Et c’est ici que le Talmud et la psychanalyse pourraient dialoguer : l’un pour rappeler que la controverse est sainte, l’autre pour expliquer que tout idéal non confronté au réel devient névrose. L’amour vrai ne commence qu’à partir du moment où l’on peut dire : « Je t’aime et pourtant je te vois. »

Briser le fantasme pour rétablir le lien

Car le danger n’est pas tant la critique que son absence. Le danger n’est pas tant la fracture que le refoulement.
Si la Diaspora continue à voir en Israël un tableau figé, un sanctuaire immobile et sacré, elle court le risque de se couper non seulement de la réalité israélienne, mais aussi de son propre avenir.
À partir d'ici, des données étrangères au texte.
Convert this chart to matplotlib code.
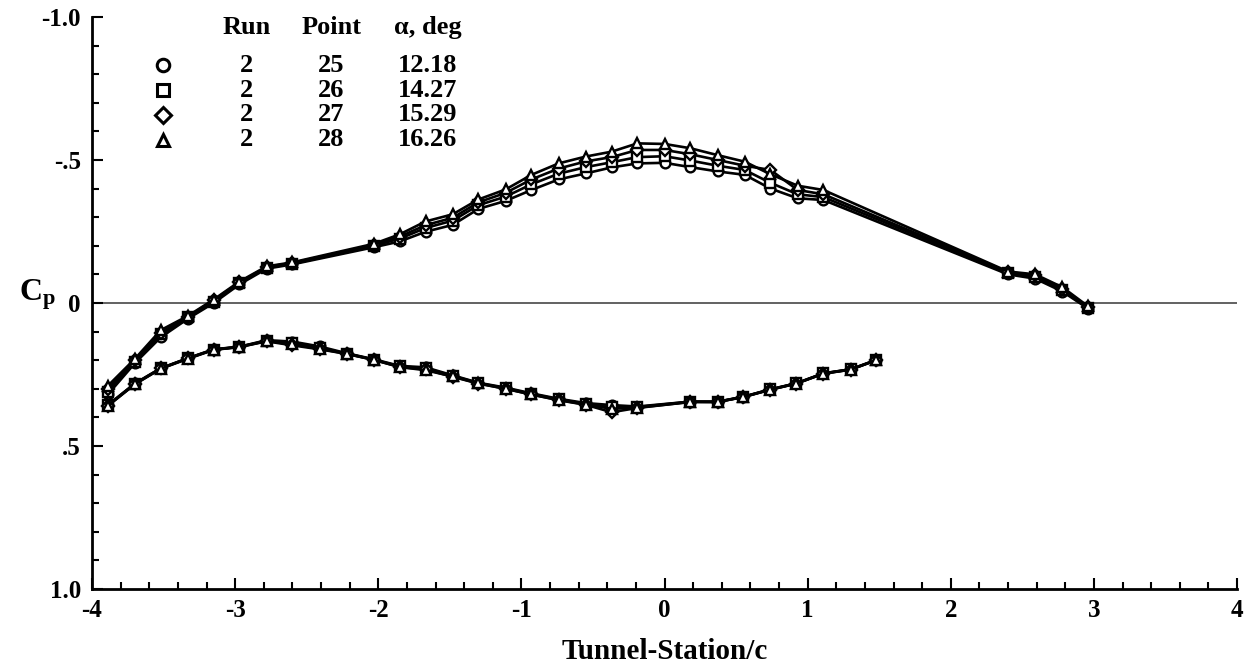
import matplotlib
matplotlib.use('Agg')
import matplotlib.pyplot as plt
from matplotlib.ticker import MultipleLocator

plt.rcParams['font.family'] = ['Liberation Serif', 'DejaVu Serif']
plt.rcParams['font.weight'] = 'bold'
plt.rcParams['axes.unicode_minus'] = False
plt.rcParams['mathtext.fontset'] = 'custom'
plt.rcParams['mathtext.rm'] = 'Liberation Serif:bold'
plt.rcParams['mathtext.bf'] = 'Liberation Serif:bold'
plt.rcParams['mathtext.it'] = 'Liberation Serif:bold'

# upper surface stations / Cp
x_upper = [-3.89, -3.70, -3.52, -3.33, -3.15, -2.97, -2.78, -2.60, -2.03, -1.85,
           -1.67, -1.48, -1.30, -1.11, -0.93, -0.74, -0.55, -0.37, -0.19, 0.00,
           0.18, 0.37, 0.56, 0.74, 0.93, 1.11, 2.40, 2.59, 2.78, 2.96]
cp_upper_25 = [0.32, 0.21, 0.12, 0.055, 0.000, -0.065, -0.120, -0.135, -0.195, -0.215,
               -0.249, -0.273, -0.329, -0.357, -0.395, -0.432, -0.453, -0.474, -0.488, -0.490,
               -0.475, -0.460, -0.448, -0.400, -0.366, -0.360, -0.100, -0.085, -0.040, 0.020]
cp_upper_26 = [0.31, 0.205, 0.11, 0.050, -0.005, -0.070, -0.123, -0.137, -0.200, -0.225,
               -0.262, -0.288, -0.342, -0.372, -0.415, -0.452, -0.475, -0.492, -0.510, -0.513,
               -0.498, -0.480, -0.465, -0.420, -0.380, -0.370, -0.105, -0.092, -0.045, 0.018]
cp_upper_27 = [0.30, 0.20, 0.105, 0.048, -0.010, -0.072, -0.126, -0.140, -0.203, -0.232,
               -0.272, -0.298, -0.352, -0.385, -0.432, -0.470, -0.495, -0.510, -0.535, -0.535,
               -0.520, -0.500, -0.480, -0.465, -0.395, -0.380, -0.108, -0.097, -0.050, 0.015]
cp_upper_28 = [0.29, 0.195, 0.095, 0.045, -0.012, -0.075, -0.128, -0.142, -0.207, -0.240,
               -0.285, -0.310, -0.362, -0.397, -0.448, -0.488, -0.512, -0.529, -0.558, -0.556,
               -0.541, -0.517, -0.494, -0.450, -0.410, -0.395, -0.110, -0.100, -0.055, 0.012]

# lower surface stations / Cp
x_lower = [-3.89, -3.70, -3.52, -3.33, -3.15, -2.97, -2.78, -2.60, -2.41, -2.22,
           -2.03, -1.85, -1.67, -1.48, -1.30, -1.11, -0.93, -0.74, -0.55, -0.37,
           -0.19, 0.18, 0.37, 0.55, 0.74, 0.92, 1.11, 1.30, 1.48]
cp_lower_25 = [0.357, 0.281, 0.228, 0.193, 0.162, 0.153, 0.130, 0.135, 0.152, 0.176,
               0.197, 0.220, 0.225, 0.253, 0.279, 0.296, 0.316, 0.335, 0.350, 0.357,
               0.362, 0.345, 0.345, 0.328, 0.302, 0.281, 0.246, 0.232, 0.199]
cp_lower_26 = [0.358, 0.282, 0.229, 0.193, 0.163, 0.153, 0.132, 0.140, 0.157, 0.177,
               0.198, 0.222, 0.228, 0.255, 0.280, 0.298, 0.318, 0.337, 0.353, 0.365,
               0.364, 0.345, 0.346, 0.328, 0.302, 0.281, 0.246, 0.232, 0.199]
cp_lower_27 = [0.359, 0.283, 0.229, 0.194, 0.163, 0.154, 0.134, 0.148, 0.162, 0.178,
               0.199, 0.224, 0.232, 0.258, 0.282, 0.300, 0.320, 0.340, 0.356, 0.382,
               0.367, 0.346, 0.346, 0.329, 0.303, 0.282, 0.247, 0.233, 0.200]
cp_lower_28 = [0.360, 0.284, 0.230, 0.195, 0.164, 0.154, 0.133, 0.145, 0.160, 0.178,
               0.199, 0.224, 0.235, 0.257, 0.281, 0.300, 0.320, 0.339, 0.355, 0.370,
               0.366, 0.346, 0.346, 0.329, 0.303, 0.282, 0.247, 0.233, 0.200]

runs = ['2', '2', '2', '2']
points = ['25', '26', '27', '28']
alphas = ['12.18', '14.27', '15.29', '16.26']
markers = ['o', 's', 'D', '^']
upper_sets = [cp_upper_25, cp_upper_26, cp_upper_27, cp_upper_28]
lower_sets = [cp_lower_25, cp_lower_26, cp_lower_27, cp_lower_28]

fig = plt.figure(figsize=(12.54, 6.65), dpi=100)
ax = fig.add_axes([0.0734, 0.1143, 0.9131, 0.8602])

ax.axhline(0, color='#555555', lw=1.3, zorder=1)

for m, up, lo in zip(markers, upper_sets, lower_sets):
    ms = 6.0 if m == 'D' else 7.0
    for xs, ys in ((x_upper, up), (x_lower, lo)):
        ax.plot(xs, ys, color='black', lw=1.9, marker=m, ms=ms,
                mfc='white', mec='black', mew=1.7, zorder=3)

ax.set_xlim(-4, 4)
ax.set_ylim(1.0, -1.0)
ax.xaxis.set_major_locator(MultipleLocator(1))
ax.xaxis.set_minor_locator(MultipleLocator(0.2))
ax.set_yticks([-1.0, -0.5, 0, 0.5, 1.0])
ax.set_yticklabels(['-1.0', '-.5', '0', '.5', '1.0'])
ax.yaxis.set_minor_locator(MultipleLocator(0.1))
ax.tick_params(which='both', direction='in', labelsize=18, width=1.5)
ax.tick_params(which='major', length=8)
ax.tick_params(which='minor', length=5)
ax.tick_params(axis='x', pad=7)
ax.tick_params(axis='y', pad=8)
for s in ['top', 'right']:
    ax.spines[s].set_visible(False)
for s in ['left', 'bottom']:
    ax.spines[s].set_linewidth(2)

ax.set_xlabel('Tunnel-Station/c', fontsize=21, fontweight='bold', labelpad=12)
ax.set_ylabel(r'$\mathbf{C_p}$', fontsize=23, rotation=0)
ax.yaxis.set_label_coords(-0.048, 0.485)

# legend table
col_sym, col_run, col_pt, col_al = 0.062, 0.135, 0.209, 0.293
head_y = 0.981
row_y = [0.916, 0.872, 0.829, 0.785]
ax.text(col_run, head_y, 'Run', transform=ax.transAxes, ha='center', va='center', fontsize=19)
ax.text(col_pt, head_y, 'Point', transform=ax.transAxes, ha='center', va='center', fontsize=19)
ax.text(col_al, head_y, 'α, deg', transform=ax.transAxes, ha='center', va='center', fontsize=19)
for i in range(4):
    ms = 8 if markers[i] == 'D' else 9
    ax.plot([col_sym], [row_y[i]], transform=ax.transAxes, marker=markers[i], ms=ms,
            mfc='white', mec='black', mew=2.2, ls='none', clip_on=False)
    ax.text(col_run, row_y[i], runs[i], transform=ax.transAxes, ha='center', va='center', fontsize=19)
    ax.text(col_pt, row_y[i], points[i], transform=ax.transAxes, ha='center', va='center', fontsize=19)
    ax.text(col_al, row_y[i], alphas[i], transform=ax.transAxes, ha='center', va='center', fontsize=19)

fig.savefig('out.png', dpi=100)
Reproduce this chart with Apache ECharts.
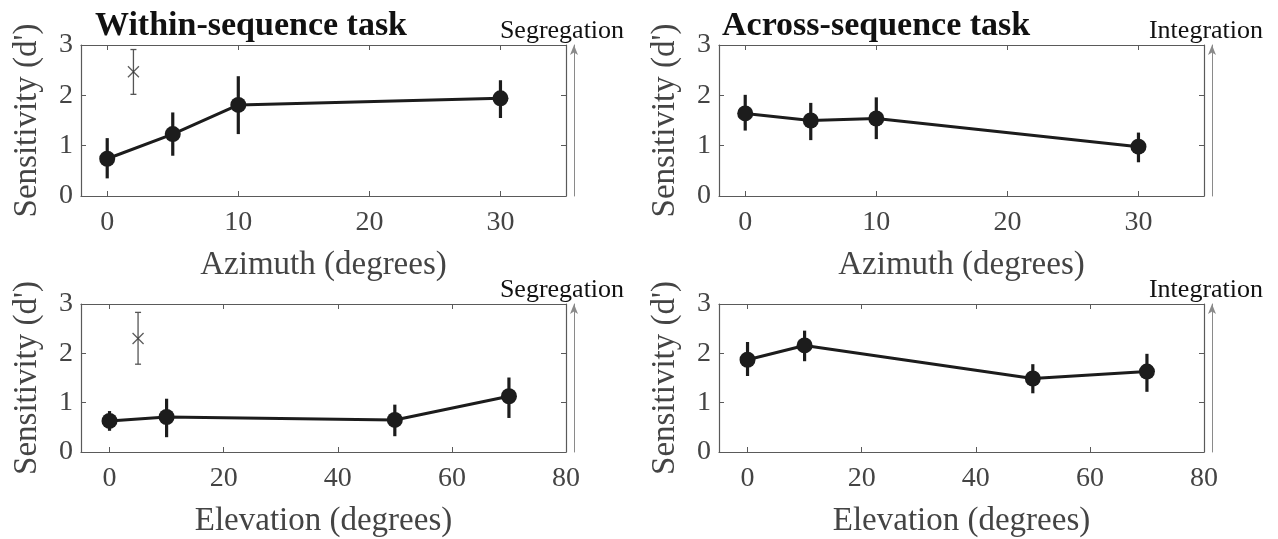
<!DOCTYPE html>
<html>
<head>
<meta charset="utf-8">
<script src="https://cdn.jsdelivr.net/npm/echarts@6/dist/echarts.min.js"></script>
<style>
  html, body { margin: 0; padding: 0; background: #fff; }
  #main { width: 1278px; height: 539px; }
</style>
</head>
<body>
<div id="main"></div>
<script>
// --- data ---
var azimuthX = [0, 5, 10, 30];
var elevationX = [0, 10, 50, 70];

// within-sequence, azimuth
var withinAzMean = [0.74, 1.23, 1.81, 1.94];
var withinAzLo   = [0.35, 0.80, 1.23, 1.55];
var withinAzHi   = [1.15, 1.66, 2.38, 2.30];
// reference point (x) with error bar: x, mean, lo, hi
var withinAzRef  = [2, 2.47, 2.02, 2.91];

// across-sequence, azimuth
var acrossAzMean = [1.64, 1.50, 1.54, 0.98];
var acrossAzLo   = [1.30, 1.11, 1.13, 0.67];
var acrossAzHi   = [2.01, 1.85, 1.96, 1.26];

// within-sequence, elevation
var withinElMean = [0.63, 0.71, 0.65, 1.13];
var withinElLo   = [0.43, 0.30, 0.32, 0.69];
var withinElHi   = [0.83, 1.08, 0.96, 1.51];
var withinElRef  = [5, 2.30, 1.78, 2.83];

// across-sequence, elevation
var acrossElMean = [1.87, 2.16, 1.49, 1.63];
var acrossElLo   = [1.54, 1.84, 1.19, 1.22];
var acrossElHi   = [2.23, 2.46, 1.78, 1.99];

var azTicks = [0, 10, 20, 30];
var elTicks = [0, 20, 40, 60, 80];

var FONT = 'Liberation Serif';
var AXIS_COLOR = '#5a5a5a';
var LABEL_COLOR = '#444';
var INK = '#1c1c1c';

var chart = echarts.init(document.getElementById('main'));

// grid boxes: [left, top]
var gridPos = [[81, 45], [719, 45], [81, 304], [719, 304]];
var grids = gridPos.map(function (p) {
  return { left: p[0], top: p[1], width: 485, height: 151, containLabel: false };
});

function pairUp(xs, ys) {
  return xs.map(function (x, i) { return [x, ys[i]]; });
}
function errData(xs, lo, hi) {
  return xs.map(function (x, i) { return [x, lo[i], hi[i]]; });
}

// error bar drawn through the axes' own scales
function errRender(width, cap, color) {
  return function (params, api) {
    var x = api.value(0);
    var p1 = api.coord([x, api.value(1)]);
    var p2 = api.coord([x, api.value(2)]);
    var children = [{
      type: 'line',
      shape: { x1: p1[0], y1: p1[1], x2: p2[0], y2: p2[1] },
      style: { stroke: color, lineWidth: width }
    }];
    if (cap > 0) {
      children.push({
        type: 'line',
        shape: { x1: p1[0] - cap, y1: p1[1], x2: p1[0] + cap, y2: p1[1] },
        style: { stroke: color, lineWidth: width }
      });
      children.push({
        type: 'line',
        shape: { x1: p2[0] - cap, y1: p2[1], x2: p2[0] + cap, y2: p2[1] },
        style: { stroke: color, lineWidth: width }
      });
    }
    return { type: 'group', children: children };
  };
}

var xAxes = [];
var yAxes = [];
var panels = [
  { xmin: -2, xmax: 35, ticks: azTicks, xname: 'Azimuth (degrees)', arrow: 'Segregation', shift: 24 },
  { xmin: -2, xmax: 35, ticks: azTicks, xname: 'Azimuth (degrees)', arrow: 'Integration', shift: 12 },
  { xmin: -5, xmax: 80, ticks: elTicks, xname: 'Elevation (degrees)', arrow: 'Segregation', shift: 24 },
  { xmin: -5, xmax: 80, ticks: elTicks, xname: 'Elevation (degrees)', arrow: 'Integration', shift: 12 }
];

panels.forEach(function (p, i) {
  // bottom x axis with labels
  xAxes.push({
    type: 'value', gridIndex: i, position: 'bottom', min: p.xmin, max: p.xmax,
    name: p.xname, nameLocation: 'middle', nameGap: 53,
    nameTextStyle: { fontFamily: FONT, fontSize: 33, color: LABEL_COLOR },
    axisLine: { show: true, onZero: false, lineStyle: { color: AXIS_COLOR, width: 1.2 } },
    axisTick: { show: true, inside: true, length: 5, customValues: p.ticks, lineStyle: { color: AXIS_COLOR } },
    axisLabel: { show: true, customValues: p.ticks, margin: 13, fontFamily: FONT, fontSize: 28, color: LABEL_COLOR },
    splitLine: { show: false }
  });
  // top x axis, box edge only
  xAxes.push({
    type: 'value', gridIndex: i, position: 'top', min: p.xmin, max: p.xmax,
    axisLine: { show: true, onZero: false, lineStyle: { color: AXIS_COLOR, width: 1.2 } },
    axisTick: { show: true, inside: true, length: 5, customValues: p.ticks, lineStyle: { color: AXIS_COLOR } },
    axisLabel: { show: false },
    splitLine: { show: false }
  });
  // left y axis with labels
  yAxes.push({
    type: 'value', gridIndex: i, position: 'left', min: 0, max: 3, interval: 1,
    name: "Sensitivity (d')", nameLocation: 'middle', nameGap: 37,
    nameTextStyle: { fontFamily: FONT, fontSize: 33, color: LABEL_COLOR },
    axisLine: { show: true, onZero: false, lineStyle: { color: AXIS_COLOR, width: 1.2 } },
    axisTick: { show: true, inside: true, length: 5, lineStyle: { color: AXIS_COLOR } },
    axisLabel: { show: true, margin: 8, fontFamily: FONT, fontSize: 28, color: LABEL_COLOR },
    splitLine: { show: false }
  });
  // right y axis, box edge only
  yAxes.push({
    type: 'value', gridIndex: i, position: 'right', min: 0, max: 3, interval: 1,
    axisLine: { show: true, onZero: false, lineStyle: { color: AXIS_COLOR, width: 1.2 } },
    axisTick: { show: true, inside: true, length: 5, lineStyle: { color: AXIS_COLOR } },
    axisLabel: { show: false },
    splitLine: { show: false }
  });
  // arrow beside the box
  yAxes.push({
    type: 'value', gridIndex: i, position: 'right', offset: 8, min: 0, max: 3,
    name: p.arrow, nameLocation: 'end', nameGap: 1,
    nameTextStyle: { fontFamily: FONT, fontSize: 26, color: '#111', padding: [0, p.shift, 0, 0] },
    axisLine: {
      show: true, onZero: false, symbol: ['none', 'arrow'], symbolSize: [6, 10],
      lineStyle: { color: '#8a8a8a', width: 1 }
    },
    axisTick: { show: false },
    axisLabel: { show: false },
    splitLine: { show: false }
  });
});

function lineSeries(i, xs, ys) {
  return {
    type: 'line', xAxisIndex: 2 * i, yAxisIndex: 3 * i,
    data: pairUp(xs, ys), symbol: 'circle', symbolSize: 16,
    lineStyle: { color: INK, width: 3 }, itemStyle: { color: INK },
    z: 3, silent: true, animation: false
  };
}
function errSeries(i, xs, lo, hi) {
  return {
    type: 'custom', xAxisIndex: 2 * i, yAxisIndex: 3 * i,
    data: errData(xs, lo, hi), encode: { x: 0, y: [1, 2] },
    renderItem: errRender(3.2, 0, INK), z: 2, silent: true, animation: false
  };
}
function refSeries(i, ref) {
  return [{
    type: 'custom', xAxisIndex: 2 * i, yAxisIndex: 3 * i,
    data: [[ref[0], ref[2], ref[3]]], encode: { x: 0, y: [1, 2] },
    renderItem: errRender(1.3, 3, '#555'), silent: true, animation: false
  }, {
    type: 'scatter', xAxisIndex: 2 * i, yAxisIndex: 3 * i,
    data: [[ref[0], ref[1]]],
    symbol: 'path://M0,0L10,10M10,0L0,10', symbolSize: 11,
    itemStyle: { color: 'none', borderColor: '#333', borderWidth: 1.3 },
    silent: true, animation: false
  }];
}

var series = [
  errSeries(0, azimuthX, withinAzLo, withinAzHi),
  lineSeries(0, azimuthX, withinAzMean),
  errSeries(1, azimuthX, acrossAzLo, acrossAzHi),
  lineSeries(1, azimuthX, acrossAzMean),
  errSeries(2, elevationX, withinElLo, withinElHi),
  lineSeries(2, elevationX, withinElMean),
  errSeries(3, elevationX, acrossElLo, acrossElHi),
  lineSeries(3, elevationX, acrossElMean)
].concat(refSeries(0, withinAzRef)).concat(refSeries(2, withinElRef));

var option = {
  backgroundColor: '#fff',
  animation: false,
  title: [
    { text: 'Within-sequence task', left: 95, top: 9, padding: 0,
      textStyle: { fontFamily: FONT, fontSize: 34, fontWeight: 'bold', color: '#111' } },
    { text: 'Across-sequence task', left: 722, top: 9, padding: 0,
      textStyle: { fontFamily: FONT, fontSize: 34, fontWeight: 'bold', color: '#111' } }
  ],
  grid: grids,
  xAxis: xAxes,
  yAxis: yAxes,
  series: series
};
chart.setOption(option);
</script>
</body>
</html>
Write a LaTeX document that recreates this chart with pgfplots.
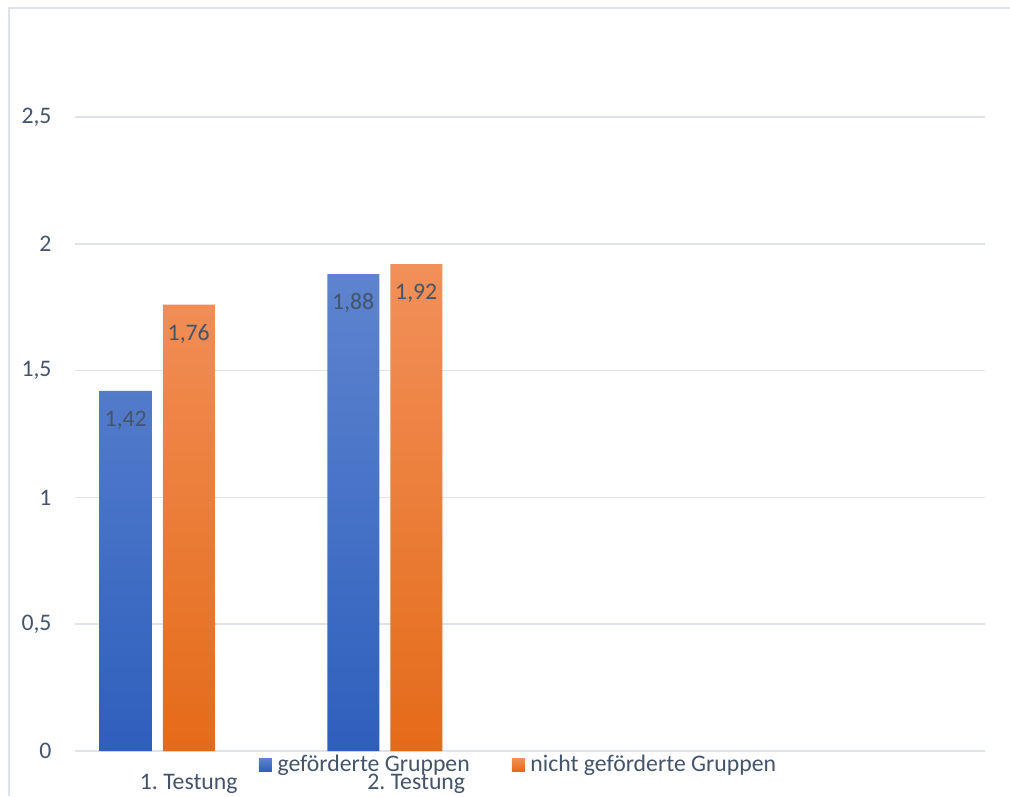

Un amour qui refuse la vérité devient une prison.

Il est temps de rappeler que l’État d’Israël n’est pas la Terre Sainte : il s’y trouve, mais ne s’y confond pas.
Ce ne sont pas les institutions humaines qui sont sacrées, ce sont les valeurs qui les traversent – lorsqu’elles existent. Et ces valeurs ne se maintiennent que si les hommes qui vivent sur cette terre ont le droit, la liberté et le devoir de les questionner.

Oui, Israël est un miracle. Oui, il mérite d’être soutenu. Mais pas d’être sanctuarisé au point d’étouffer la parole de ses propres enfants. Ce pays, nous l’aimons d’un amour adulte, complexe, enraciné dans la réalité, nourri de blessures et de promesses.
Et c’est précisément parce que nous l’aimons que nous refusons d’en faire une idole.
Le vrai soutien, ce n’est pas de fermer les yeux, c’est de garder le regard ouvert.